How many milliliters of hydrogen will be produced by the reaction of 23.699 g Zn at 24 degrees C and 846 mm Hg?

1 Answer
Jul 5, 2017

Answer:

You have left out a few details..........I gets approx. #8*L# of dihydrogen gas..........

Explanation:

We are oxidizing zinc metal in (likely!) hydrochloric acid.....

#Zn(s) + 2HCl(aq) rarr Zn^(2+) + 2Cl^(-) + H_2(g)uarr#

And given this stoichiometry, ............................

#"moles of metal "-=" moles of dihydrogen"#

#"Moles of zinc"=(23.699*g)/(65.39*g*mol^-1)=0.362*mol.#

And so we should generate #0.362*mol# #"dihydrogen gas"#

Now a pressure of #846*mm*Hg# is specified.
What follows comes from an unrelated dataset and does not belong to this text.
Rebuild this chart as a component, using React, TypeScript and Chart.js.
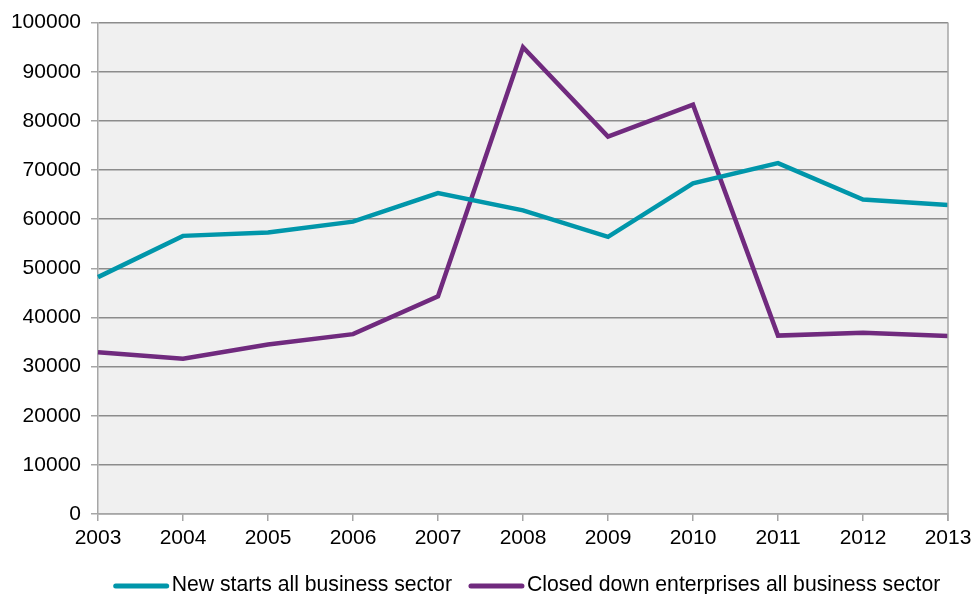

Clearly, the person who has set the question HAS NEVER used a mercury manometer. One atmosphere of pressure will support a column of mercury that is #760*mm# high. And thus we must reduce the given pressure reading to units of #"atmospheres"#:

#"Pressure"=(846*mm*Hg)/(760*mm*Hg*atm^-1)=1.113*atm#

And then we solve the Ideal Gas equation.......#PV=nRT#

#V=(nRT)/P=(0.362*molxx0.0821*(L*atm)/(K*mol)xx297.15*K)/(1.113*atm)#

#V="approx." 8*L, "i.e. 8000"*mL.....#

Just on the question of pressure measurement, which is why I find it objectionable that someone should quote a pressure of #846*mm#, we can use a mercury column to measure pressure at about #1*atm# (i.e. #760*mm*Hg#) or at VERY low pressures, i.e. #P=0.01*mm*Hg, 5*mm*Hg# etc.. You put a mercury manometer under a pressure of greater than one atmosphere, and I bet you will get mercury all over the bench, and all over the lab. This is a major clean-up job, which contract cleaners won't touch.